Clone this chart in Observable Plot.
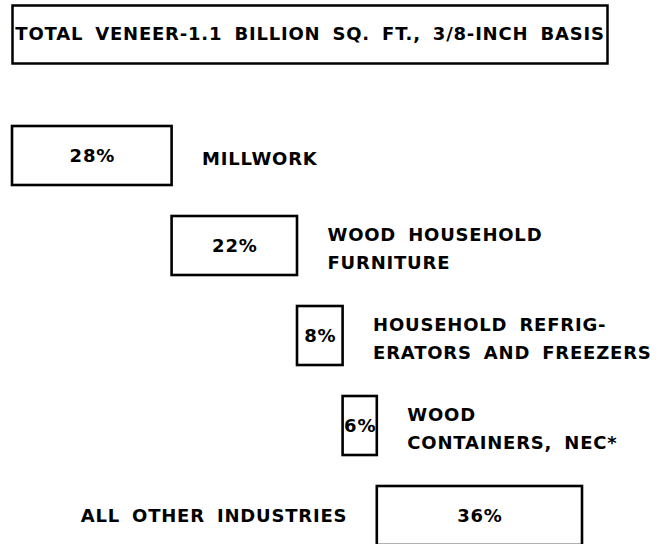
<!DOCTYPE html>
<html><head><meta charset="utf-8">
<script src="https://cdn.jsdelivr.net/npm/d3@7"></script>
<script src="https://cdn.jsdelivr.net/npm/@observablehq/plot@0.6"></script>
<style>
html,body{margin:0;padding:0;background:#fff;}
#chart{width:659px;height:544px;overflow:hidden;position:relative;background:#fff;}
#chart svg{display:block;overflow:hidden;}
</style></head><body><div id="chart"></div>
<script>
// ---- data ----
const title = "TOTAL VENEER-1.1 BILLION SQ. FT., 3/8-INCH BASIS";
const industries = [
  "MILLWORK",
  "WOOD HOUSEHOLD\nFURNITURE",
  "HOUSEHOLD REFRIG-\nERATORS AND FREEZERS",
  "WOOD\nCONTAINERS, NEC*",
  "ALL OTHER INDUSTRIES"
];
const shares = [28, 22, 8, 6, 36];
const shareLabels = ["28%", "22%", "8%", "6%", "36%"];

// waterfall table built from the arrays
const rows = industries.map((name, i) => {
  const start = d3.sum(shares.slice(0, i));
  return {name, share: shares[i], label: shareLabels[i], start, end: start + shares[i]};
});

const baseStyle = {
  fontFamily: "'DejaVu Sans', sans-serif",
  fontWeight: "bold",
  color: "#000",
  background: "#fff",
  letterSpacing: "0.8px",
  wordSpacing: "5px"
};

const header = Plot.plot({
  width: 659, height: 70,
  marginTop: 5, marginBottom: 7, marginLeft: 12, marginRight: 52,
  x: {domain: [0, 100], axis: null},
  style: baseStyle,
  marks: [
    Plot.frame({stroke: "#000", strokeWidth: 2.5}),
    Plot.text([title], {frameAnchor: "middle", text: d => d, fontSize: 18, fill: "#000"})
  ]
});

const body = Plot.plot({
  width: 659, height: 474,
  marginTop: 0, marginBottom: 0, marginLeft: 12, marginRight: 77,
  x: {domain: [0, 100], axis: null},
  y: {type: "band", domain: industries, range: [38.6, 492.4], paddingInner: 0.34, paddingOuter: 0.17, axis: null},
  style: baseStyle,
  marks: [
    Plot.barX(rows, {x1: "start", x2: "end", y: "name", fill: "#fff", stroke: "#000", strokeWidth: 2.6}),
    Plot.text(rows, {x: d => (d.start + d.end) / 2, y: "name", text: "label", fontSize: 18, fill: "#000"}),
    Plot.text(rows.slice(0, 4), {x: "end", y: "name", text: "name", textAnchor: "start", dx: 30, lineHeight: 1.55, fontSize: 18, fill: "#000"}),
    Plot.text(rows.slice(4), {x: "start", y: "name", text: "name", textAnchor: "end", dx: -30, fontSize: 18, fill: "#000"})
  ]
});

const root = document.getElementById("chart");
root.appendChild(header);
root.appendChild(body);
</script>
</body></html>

§

## Direction
Give the data again exactly as written, with all pictures left out.

## Exercise output
Clone this chart in Observable Plot.
<!DOCTYPE html>
<html><head><meta charset="utf-8">
<script src="https://cdn.jsdelivr.net/npm/d3@7"></script>
<script src="https://cdn.jsdelivr.net/npm/@observablehq/plot@0.6"></script>
<style>
html,body{margin:0;padding:0;background:#fff;}
#chart{width:659px;height:544px;overflow:hidden;position:relative;background:#fff;}
#chart svg{display:block;overflow:hidden;}
</style></head><body><div id="chart"></div>
<script>
// ---- data ----
const title = "TOTAL VENEER-1.1 BILLION SQ. FT., 3/8-INCH BASIS";
const industries = [
  "MILLWORK",
  "WOOD HOUSEHOLD\nFURNITURE",
  "HOUSEHOLD REFRIG-\nERATORS AND FREEZERS",
  "WOOD\nCONTAINERS, NEC*",
  "ALL OTHER INDUSTRIES"
];
const shares = [28, 22, 8, 6, 36];
const shareLabels = ["28%", "22%", "8%", "6%", "36%"];

// waterfall table built from the arrays
const rows = industries.map((name, i) => {
  const start = d3.sum(shares.slice(0, i));
  return {name, share: shares[i], label: shareLabels[i], start, end: start + shares[i]};
});

const baseStyle = {
  fontFamily: "'DejaVu Sans', sans-serif",
  fontWeight: "bold",
  color: "#000",
  background: "#fff",
  letterSpacing: "0.8px",
  wordSpacing: "5px"
};

const header = Plot.plot({
  width: 659, height: 70,
  marginTop: 5, marginBottom: 7, marginLeft: 12, marginRight: 52,
  x: {domain: [0, 100], axis: null},
  style: baseStyle,
  marks: [
    Plot.frame({stroke: "#000", strokeWidth: 2.5}),
    Plot.text([title], {frameAnchor: "middle", text: d => d, fontSize: 18, fill: "#000"})
  ]
});

const body = Plot.plot({
  width: 659, height: 474,
  marginTop: 0, marginBottom: 0, marginLeft: 12, marginRight: 77,
  x: {domain: [0, 100], axis: null},
  y: {type: "band", domain: industries, range: [38.6, 492.4], paddingInner: 0.34, paddingOuter: 0.17, axis: null},
  style: baseStyle,
  marks: [
    Plot.barX(rows, {x1: "start", x2: "end", y: "name", fill: "#fff", stroke: "#000", strokeWidth: 2.6}),
    Plot.text(rows, {x: d => (d.start + d.end) / 2, y: "name", text: "label", fontSize: 18, fill: "#000"}),
    Plot.text(rows.slice(0, 4), {x: "end", y: "name", text: "name", textAnchor: "start", dx: 30, lineHeight: 1.55, fontSize: 18, fill: "#000"}),
    Plot.text(rows.slice(4), {x: "start", y: "name", text: "name", textAnchor: "end", dx: -30, fontSize: 18, fill: "#000"})
  ]
});

const root = document.getElementById("chart");
root.appendChild(header);
root.appendChild(body);
</script>
</body></html>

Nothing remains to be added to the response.